BY DOWNLOADING ANY SOFTWARE, SCRIPTS, TEMPLATES, DOCUMENTATION AND/OR OTHER MATERIALS (COLLECTIVELY “MATERIALS”) FROM THIS WEBSITE, YOU AND ANY COMPANY OR INSTITUTION YOU REPRESENT (COLLECTIVELY “YOU”) ACKNOWLEDGE AND AGREE AS FOLLOWS: (1) THE MATERIALS ARE PROVIDED “AS IS” WITHOUT WARRANTY OF ANY KIND, EXPRESS OR IMPLIED, AND (2) THERMO FISHER SCIENTIFIC INC., ITS AFFILIATES AND EMPLOYEES WILL NOT BE RESPONSIBLE FOR ANY DAMAGES ARISING FROM YOUR USE OF THE MATERIALS, INCLUDING BUT NOT LIMITED TO DAMAGES ASSOCIATED WITH LOSS OR CORRUPTION OF DATA, INACCURATE RESULTS, AND/OR DIMINISHED INSTRUMENT PERFORMANCE.
1.) Hello World (sort of, in R). A very simple example that demonstrates how to export a table (Compounds), read the Molecular Weight column, add a value (+H) and return the result as a new column to CD.
This example also shows how to register a node as a "standalone" scripting node, so that it appears in the list of the nodes like a "regular" node. Multiple scripting nodes can be installed that way and the usage can be simplified for the end user by hiding the underlying scripting mechanism.
2.) CheckMark (R). An example how to use Options for Columns, here PositionAfter and SpecialCellRenderer. This script creates a column with green check marks for all compounds with molecular weight < 400. The new column will be positioned right after the Molecular Weight column in the Compounds table.
3.) Calculate mass difference for Features (Python). This example script in Python calculate the mass difference between Molecular Weight and m/z * charge in the Features table. The result is returned as a new column.
4.) Add m/z column to the Compounds table (R). This script creates a column with m/z values for each compound, positioned right after the Molecular Weight column in the Compounds table. To populate the "m/z" column it currently performs the following procedure.

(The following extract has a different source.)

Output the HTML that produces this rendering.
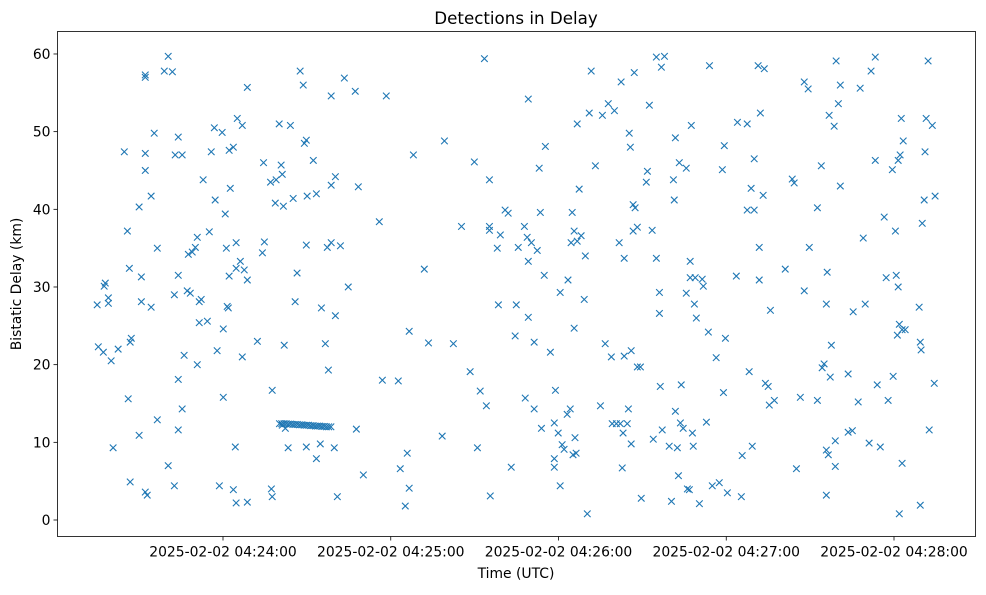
<!DOCTYPE html>
<html><head><meta charset="utf-8"><style>
body{margin:0;background:#fff;}
svg text{font-family:"DejaVu Sans","Liberation Sans",sans-serif;fill:#000;}
</style></head><body>
<svg id="chart" width="986" height="590" xmlns="http://www.w3.org/2000/svg">
<rect width="986" height="590" fill="#fff"/>
<text x="516" y="24" font-size="16.7" text-anchor="middle">Detections in Delay</text>
<text x="516" y="578" font-size="13.9" text-anchor="middle">Time (UTC)</text>
<text transform="translate(21,284) rotate(-90)" font-size="13.9" text-anchor="middle">Bistatic Delay (km)</text>
<g id="marks"></g>
<g id="axes"></g>
<rect x="57.5" y="31.5" width="918" height="505" fill="none" stroke="#000" stroke-width="0.8"/>
</svg>
<script>
const xTickValues=[60,120,180,240,300];
const xTickLabels=["2025-02-02 04:24:00","2025-02-02 04:25:00","2025-02-02 04:26:00","2025-02-02 04:27:00","2025-02-02 04:28:00"];
const yTickValues=[0,10,20,30,40,50,60];
// seconds after 04:23:00
const times=[15.4,15.0,17.5,17.9,17.2,19.0,19.0,20.0,20.7,22.5,24.7,26.1,25.8,26.5,26.8,26.8,27.2,30.0,30.0,30.8,30.8,32.2,32.2,32.2,32.2,32.2,32.9,34.3,34.3,35.4,36.5,36.5,39.0,40.4,40.4,41.9,42.6,42.6,42.9,44.0,44.0,44.0,44.0,45.4,45.4,46.1,47.2,48.3,47.6,49.0,50.1,50.8,50.8,51.5,51.5,52.2,52.9,54.4,55.8,55.1,56.9,57.2,57.9,58.7,59.7,60.1,60.1,60.8,61.2,61.5,62.2,61.9,62.2,62.6,63.7,63.7,64.4,64.7,64.7,65.1,64.7,66.2,66.9,66.9,67.6,68.7,68.7,68.7,72.3,74.1,74.5,74.8,77.3,77.6,77.6,77.0,78.7,79.0,80.1,81.2,81.2,80.8,81.9,82.3,81.6,83.3,84.1,85.1,85.8,86.5,87.6,88.7,89.1,89.8,89.8,89.8,90.1,92.3,93.4,93.4,94.8,95.2,96.6,97.3,97.7,98.7,98.7,98.7,99.8,100.2,100.2,100.9,102.0,103.4,104.8,107.3,107.7,108.4,110.2,115.9,117.0,118.4,122.7,123.4,125.2,125.9,126.6,126.6,128.1,132.0,133.5,138.4,139.2,142.4,145.3,148.4,149.9,151.0,152.0,153.5,154.2,155.3,155.3,155.3,155.6,158.1,158.5,159.2,160.9,162.0,163.1,164.5,164.9,165.6,167.8,168.1,168.8,169.2,169.2,169.2,170.3,171.3,171.3,172.4,173.1,173.5,173.9,174.9,175.3,177.1,178.5,178.9,178.5,178.5,179.9,180.6,180.6,181.3,182.0,183.1,183.4,184.2,184.5,184.9,185.2,185.6,185.6,185.9,186.3,186.7,186.7,187.4,188.1,189.2,189.6,190.3,191.0,191.7,193.2,195.0,195.7,196.7,197.8,198.9,199.2,200.0,200.7,201.7,202.1,202.4,202.8,203.1,203.5,203.5,204.6,205.0,205.3,205.7,206.0,206.0,206.7,206.7,207.1,207.4,208.2,208.2,209.3,209.6,211.4,211.8,212.5,213.5,213.9,215.0,215.0,216.1,216.1,216.4,216.8,217.1,217.9,219.6,220.4,221.1,221.4,221.8,221.8,222.5,222.9,223.2,223.6,223.9,224.6,225.7,225.7,226.1,226.8,227.1,227.1,227.5,227.9,228.2,228.6,228.9,229.3,230.4,231.4,231.8,232.9,233.6,234.0,235.0,236.4,237.5,238.6,239.0,239.3,239.7,240.4,243.6,244.0,245.4,245.7,247.5,247.5,248.2,248.9,249.3,250.0,250.0,251.4,251.8,251.8,252.2,253.2,253.6,254.0,255.0,255.4,255.8,257.2,261.1,263.6,264.3,265.1,266.5,267.9,267.9,269.3,269.7,272.6,272.6,274.0,274.3,275.0,275.8,275.8,275.8,276.1,276.5,276.8,277.2,277.6,278.6,279.0,279.0,279.3,280.1,280.8,280.8,283.6,283.6,285.1,285.4,287.2,287.9,289.0,289.7,291.1,291.8,293.3,293.3,294.0,295.1,296.5,297.2,297.9,299.4,299.7,300.5,300.8,301.2,301.5,301.5,301.9,301.9,302.2,302.6,302.9,302.9,303.3,304.0,309.0,309.4,309.4,309.7,310.1,310.8,311.1,311.5,312.2,312.6,313.7,314.4,314.7,
80.2,81.0,81.8,82.6,83.4,84.2,85.0,85.8,86.6,87.4,88.2,89.0,89.8,90.6,91.4,92.2,93.0,93.8,94.6,95.4,96.2,97.0,97.8,98.6];
const delays=[22.3,27.7,30.1,30.5,21.6,27.9,28.6,20.5,9.3,22.0,47.4,15.6,37.2,32.4,4.9,22.9,23.4,10.9,40.3,28.1,31.3,57.0,57.3,47.2,45.0,3.6,3.2,41.7,27.4,49.8,35.0,12.9,57.8,59.7,7.0,57.7,29.0,4.4,47.0,49.3,31.5,18.1,11.6,47.0,14.3,21.2,29.5,29.2,34.2,34.5,35.1,36.4,20.0,28.1,25.4,28.4,43.8,25.6,47.4,37.1,50.5,41.2,21.8,4.4,49.9,15.8,24.6,39.4,35.0,27.5,47.6,27.3,31.4,42.7,48.0,3.9,9.4,35.7,2.2,51.7,32.4,33.3,50.8,21.0,32.2,2.3,30.9,55.7,23.0,34.4,46.0,35.8,4.0,16.7,3.0,43.5,40.8,43.8,51.0,12.2,44.5,45.7,22.5,11.8,40.4,9.3,50.8,41.4,28.1,31.8,57.8,56.0,48.5,48.9,35.4,9.4,41.7,46.3,42.0,7.9,9.8,27.3,22.7,35.1,19.3,35.7,54.6,43.1,9.3,44.2,26.3,3.0,35.3,56.9,30.0,55.2,11.7,42.9,5.8,38.4,18.0,54.6,17.9,6.6,1.8,8.6,24.3,4.1,47.0,32.3,22.8,10.8,48.8,22.7,37.8,19.1,46.1,9.3,16.6,59.4,14.7,43.8,37.8,37.3,3.1,35.0,27.7,36.7,39.9,39.5,6.8,23.7,27.7,35.1,37.8,15.7,36.4,54.2,33.3,26.1,35.7,14.3,22.9,34.7,45.3,39.6,11.8,31.5,48.1,21.6,12.5,16.7,7.9,6.8,11.2,29.3,4.4,9.7,9.1,13.6,30.9,14.3,35.7,39.6,8.4,24.7,37.2,10.6,8.6,35.9,51.0,42.6,36.6,28.4,34.0,0.8,52.4,57.8,45.6,14.7,52.1,22.7,53.6,21.0,12.4,52.7,12.4,35.7,12.4,56.4,6.7,11.2,33.7,21.1,12.4,14.3,49.8,48.0,21.8,9.8,37.2,40.6,57.6,40.2,37.7,19.7,19.7,2.8,43.5,44.9,53.4,37.3,10.4,59.6,33.7,29.3,26.6,17.2,58.3,11.6,59.7,9.5,2.4,43.8,41.2,49.2,14.0,9.3,5.7,46.0,12.5,17.4,11.8,45.3,29.2,4.0,3.9,33.3,31.2,50.8,11.2,9.5,27.8,31.2,26.0,2.1,31.0,30.1,12.6,24.2,58.5,4.4,20.9,4.8,45.1,16.4,48.2,23.4,3.5,31.4,51.2,3.0,8.3,51.0,39.9,19.1,42.7,9.5,46.5,39.9,58.5,30.9,35.1,52.4,41.8,58.1,17.6,17.2,14.8,27.0,15.4,32.3,43.9,43.4,6.6,15.8,56.4,29.5,55.5,35.1,40.2,15.4,45.6,19.6,20.1,3.2,9.0,27.8,31.9,8.4,52.1,18.4,22.5,50.7,6.9,10.2,59.1,53.6,56.0,43.0,18.8,11.3,11.5,26.8,15.2,55.6,36.3,27.8,9.9,57.8,59.6,46.3,17.4,9.4,39.0,31.2,15.4,45.1,18.5,37.2,31.5,23.8,46.3,30.0,25.2,0.8,47.0,51.7,24.5,7.3,48.8,24.5,27.4,22.9,1.9,21.9,38.2,41.2,47.4,51.7,59.1,11.6,50.8,17.6,41.7,
12.4,12.4,12.4,12.4,12.35,12.35,12.3,12.3,12.3,12.25,12.25,12.2,12.2,12.2,12.15,12.15,12.1,12.1,12.1,12.05,12.05,12.0,12.0,12.0];
const NS="http://www.w3.org/2000/svg";
const X0=57.5,X1=975.5,Y0=31.5,Y1=536.5;
function xs(s){return 223+(s-60)*167.75/60;}
function ys(v){return 520-v*7.767;}
const marks=document.getElementById('marks');
for(let i=0;i<times.length;i++){
  const x=xs(times[i]),y=ys(delays[i]),r=3.3;
  const p=document.createElementNS(NS,'path');
  p.setAttribute('d',`M${x-r},${y-r}L${x+r},${y+r}M${x-r},${y+r}L${x+r},${y-r}`);
  p.setAttribute('stroke','#1f77b4');p.setAttribute('stroke-width','1.1');p.setAttribute('fill','none');
  
  
  marks.appendChild(p);
}
const axes=document.getElementById('axes');
xTickValues.forEach((v,i)=>{
  const x=xs(v);
  const l=document.createElementNS(NS,'line');
  l.setAttribute('x1',x);l.setAttribute('x2',x);l.setAttribute('y1',Y1);l.setAttribute('y2',Y1+4);l.setAttribute('stroke','#000');l.setAttribute('stroke-width','0.8');
  
  
  axes.appendChild(l);
  const t=document.createElementNS(NS,'text');
  t.setAttribute('x',x);t.setAttribute('y',Y1+20);t.setAttribute('font-size','13.9');t.setAttribute('text-anchor','middle');
  t.textContent=xTickLabels[i];
  
  
  axes.appendChild(t);
});
yTickValues.forEach(v=>{
  const y=ys(v);
  const l=document.createElementNS(NS,'line');
  l.setAttribute('x1',X0-4);l.setAttribute('x2',X0);l.setAttribute('y1',y);l.setAttribute('y2',y);l.setAttribute('stroke','#000');l.setAttribute('stroke-width','0.8');
  
  
  axes.appendChild(l);
  const t=document.createElementNS(NS,'text');
  t.setAttribute('x',X0-7);t.setAttribute('y',y+5);t.setAttribute('font-size','13.9');t.setAttribute('text-anchor','end');
  t.textContent=String(v);
  
  
  axes.appendChild(t);
});
</script>
</body></html>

For each compound, it finds the sample with highest abundance for this compound, looks for a molecular ion, uses ion with highest abundance if a molecular ion was not detected. This can of course be customized to select representative m/z values in a different way.
5.) Add m/z and Delta Mass [ppm] columns to the Expected Compounds table (R). This script creates a column with m/z values for each expected compound, based on features detected in the sample with highest abundance for this compound. It also copies the delta mass in ppm for this feature to the Expected Compounds table.

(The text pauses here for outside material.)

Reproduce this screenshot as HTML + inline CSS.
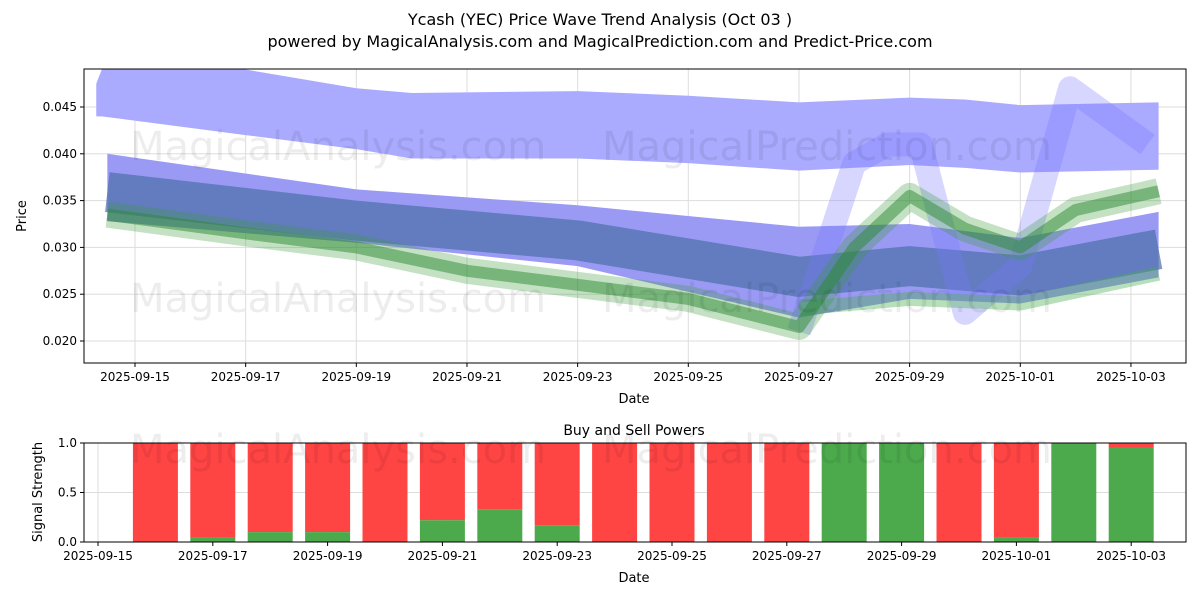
<!DOCTYPE html>
<html><head><meta charset="utf-8"><style>
body{margin:0;background:#fff;font-family:"Liberation Sans","DejaVu Sans",sans-serif}
svg text{font-family:"DejaVu Sans","Liberation Sans",sans-serif}
</style></head><body>
<svg id="c" width="1200" height="600" xmlns="http://www.w3.org/2000/svg">
<rect width="1200" height="600" fill="#fff"/>
<text x="600" y="25" font-size="16" text-anchor="middle">Ycash (YEC) Price Wave Trend Analysis (Oct 03 )</text>
<text x="600" y="47" font-size="16" text-anchor="middle">powered by MagicalAnalysis.com and MagicalPrediction.com and Predict-Price.com</text>
<g id="topg"></g><g id="botg"></g>
</svg>
<script>
// day offsets from 2025-09-15
const topTickDays=[0,2,4,6,8,10,12,14,16,18];
const topTickLabels=["2025-09-15","2025-09-17","2025-09-19","2025-09-21","2025-09-23","2025-09-25","2025-09-27","2025-09-29","2025-10-01","2025-10-03"];
const priceTicks=[0.020,0.025,0.030,0.035,0.040,0.045];
const bandDays=[-0.7,-0.6,2,4,5,8,10,12,14,15,16,18.5];
const bandUpper=[0.0475,0.049,0.049,0.047,0.0465,0.0467,0.0462,0.0455,0.046,0.0458,0.0452,0.0455];
const bandLower=[0.044,0.044,0.042,0.0405,0.0395,0.0395,0.039,0.0382,0.0388,0.0385,0.038,0.0383];
const midDays=[-0.5,4,8,12,14,16,18.5];
const midUpper=[0.040,0.0362,0.0345,0.0322,0.0325,0.031,0.0338];
const midLower=[0.0328,0.0305,0.028,0.0225,0.0245,0.024,0.0268];
const greenDays=[-0.5,2,4,6,8,10,12,13,14,15,16,17,18.5];
const greenCenter=[0.0335,0.0315,0.030,0.0275,0.026,0.0245,0.0215,0.030,0.0355,0.032,0.030,0.034,0.036];
const greenLowDays=[12,14,16,18.5];
const greenLow=[0.0235,0.0245,0.024,0.0272];
const spikeDays=[12,13,13.6,14.2,15,16,16.9,18.3];
const spikeVals=[0.021,0.039,0.041,0.041,0.023,0.028,0.047,0.041];
const barDays=[1,2,3,4,5,6,7,8,9,10,11,12,13,14,15,16,17,18];
const buyVals=[0,0.05,0.1,0.1,0,0.22,0.33,0.17,0,0,0,0,1,1,0,0.05,1,0.95];
const botTickDays=[0,2,4,6,8,10,12,14,16,18];
const strengthTicks=[0,0.5,1];

const NS="http://www.w3.org/2000/svg";
function mk(p,t,a){const e=document.createElementNS(NS,t);for(const k in a)e.setAttribute(k,a[k]);p.appendChild(e);return e;}
const topG=document.getElementById('topg'),botG=document.getElementById('botg');
const L=84,R=1186,T=69,B=363;
const xT=d=>135+d*55.33, yT=v=>341-(v-0.020)/0.005*46.8;
const cp=mk(topG,'clipPath',{id:'cp'});mk(cp,'rect',{x:L,y:T,width:R-L,height:B-T});
const g=mk(topG,'g',{'clip-path':'url(#cp)'});


priceTicks.forEach(v=>mk(g,'line',{x1:L,x2:R,y1:yT(v),y2:yT(v),stroke:'#ddd','stroke-width':1}));
topTickDays.forEach(d=>mk(g,'line',{x1:xT(d),x2:xT(d),y1:T,y2:B,stroke:'#ddd','stroke-width':1}));
function band(days,up,lo,fill,name){
 let pts=days.map((d,i)=>xT(d)+','+yT(up[i]));
 pts=pts.concat(days.map((d,i)=>xT(d)+','+yT(lo[i])).reverse());
 const p=mk(g,'polygon',{points:pts.join(' '),fill:fill});
 
 
}
function line(days,vals,w,col,op,name){
 const p=mk(g,'polyline',{points:days.map((d,i)=>xT(d)+','+yT(vals[i])).join(' '),fill:'none',stroke:col,'stroke-width':w,'stroke-opacity':op,'stroke-linejoin':'round'});
 
 
}
band(bandDays,bandUpper,bandLower,'#aaaaff','upper-blue-band');
band(midDays,midUpper,midLower,'#9a9af5','middle-blue-band');
line(midDays,midUpper.map((v,i)=>(v+midLower[i])/2-0.0005),40,'#4a6fa8',0.7,'slate-overlap');
line(spikeDays,spikeVals,24,'#7777ff',0.3,'blue-spike-wave');
line(greenLowDays,greenLow,14,'#4caf50',0.4,'lower-green-wave');
line(greenDays,greenCenter,26,'#3a9a3a',0.3,'green-wave-outer');
line(greenDays,greenCenter,12,'#2a8a30',0.5,'green-wave-core');
['MagicalAnalysis.com','MagicalPrediction.com'].forEach((t,i)=>{
 [160,312].forEach(y=>{const tx=mk(g,'text',{x:130+i*472,y:y,'font-size':40,fill:'#000','fill-opacity':0.07});tx.textContent=t;});
});
mk(topG,'rect',{x:L,y:T,width:R-L,height:B-T,fill:'none',stroke:'#000','stroke-width':1});
priceTicks.forEach(v=>{mk(topG,'line',{x1:L-4,x2:L,y1:yT(v),y2:yT(v),stroke:'#000'});
 const t=mk(topG,'text',{x:L-7,y:yT(v)+4,'font-size':12,'text-anchor':'end'});t.textContent=v.toFixed(3);});
topTickDays.forEach((d,i)=>{mk(topG,'line',{x1:xT(d),x2:xT(d),y1:B,y2:B+4,stroke:'#000'});
 const t=mk(topG,'text',{x:xT(d),y:B+18,'font-size':12,'text-anchor':'middle'});t.textContent=topTickLabels[i];});
let t=mk(topG,'text',{x:634,y:403,'font-size':13,'text-anchor':'middle'});t.textContent='Date';
t=mk(topG,'text',{x:26,y:216,'font-size':13,'text-anchor':'middle',transform:'rotate(-90 26 216)'});t.textContent='Price';

// bottom
const BT=443,BB=542;
const xB=d=>98+d*57.4, yB=v=>BB-v*(BB-BT);
t=mk(botG,'text',{x:634,y:435,'font-size':14,'text-anchor':'middle'});t.textContent='Buy and Sell Powers';
strengthTicks.forEach(v=>mk(botG,'line',{x1:L,x2:R,y1:yB(v),y2:yB(v),stroke:'#ddd'}));
botTickDays.forEach(d=>mk(botG,'line',{x1:xB(d),x2:xB(d),y1:BT,y2:BB,stroke:'#ddd'}));
barDays.forEach((d,i)=>{
 const x=xB(d)-22.5,b=buyVals[i];
 const s=mk(botG,'rect',{x:x,y:yB(1),width:45,height:yB(b)-yB(1),fill:'#ff4444'});
 
 
 const r=mk(botG,'rect',{x:x,y:yB(b),width:45,height:BB-yB(b),fill:'#4caa4c'});
 
 
});
const wm=mk(botG,'text',{x:130,y:463,'font-size':40,fill:'#000','fill-opacity':0.07});wm.textContent='MagicalAnalysis.com';
const wm2=mk(botG,'text',{x:602,y:463,'font-size':40,fill:'#000','fill-opacity':0.07});wm2.textContent='MagicalPrediction.com';
mk(botG,'rect',{x:L,y:BT,width:R-L,height:BB-BT,fill:'none',stroke:'#000'});
strengthTicks.forEach(v=>{mk(botG,'line',{x1:L-4,x2:L,y1:yB(v),y2:yB(v),stroke:'#000'});
 const tt=mk(botG,'text',{x:L-7,y:yB(v)+4,'font-size':12,'text-anchor':'end'});tt.textContent=v.toFixed(1);});
botTickDays.forEach((d,i)=>{mk(botG,'line',{x1:xB(d),x2:xB(d),y1:BB,y2:BB+4,stroke:'#000'});
 const tt=mk(botG,'text',{x:xB(d),y:BB+18,'font-size':12,'text-anchor':'middle'});tt.textContent=topTickLabels[i];});
t=mk(botG,'text',{x:634,y:582,'font-size':13,'text-anchor':'middle'});t.textContent='Date';
t=mk(botG,'text',{x:42,y:492,'font-size':13,'text-anchor':'middle',transform:'rotate(-90 42 492)'});t.textContent='Signal Strength';
</script>
</body></html>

6.) Calculate O/C and H/C ratio (R). This script calculates the O/C and the H/C ratio for each compound and returns the result as two new columns to the Compounds table.
7.) Show KEGG IDs in the Compounds table (R). This script creates a new column "KEGG ID (top mzCloud hit)" in the Compounds table. It looks up the KEGG ID of the top mzCloud hit for each compound in the mzCloud Results table and copies it into the new column.

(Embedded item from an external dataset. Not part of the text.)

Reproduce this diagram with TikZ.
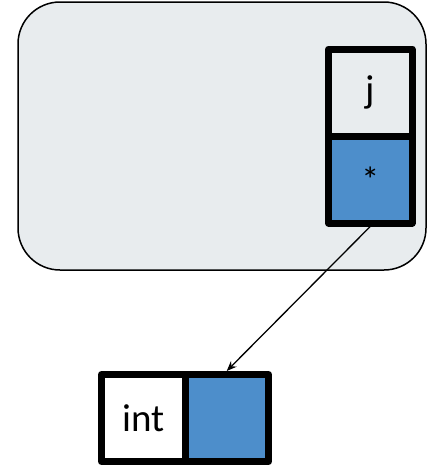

8.) Calculate logP values (R). This script creates a new column "logP" in the Compounds table. It uses OpenBabel to calculate the logP value for the currently assigned structure for each compound.
9.) Export to BioCyc (R). Compound Discoverer includes the capability to map compounds to BioCyc pathways and visualize pathways with omics data overlay directly in CD. However there is much more you can do with BioCyc, like the Cellular Overview with interactive omics data overlay (screenshot below), the Omics Dashboard, a pathway collage etc.
This script exports Compound Discoverer results to BioCyc using the BioCyc "Omics data file" format for import into BioCyc. Result files (.csv) will be written into the same folder where the cdResult file is located. A separate CSV file is generated for each BioCyc database (e.g. HUMAN, MOUSE, ECOLI, etc.) that was selected during the mapping process in CD. The result table is checked for duplicates (duplicated BioCyc IDs). It then removes all duplicates but the one with the highest overall peak area.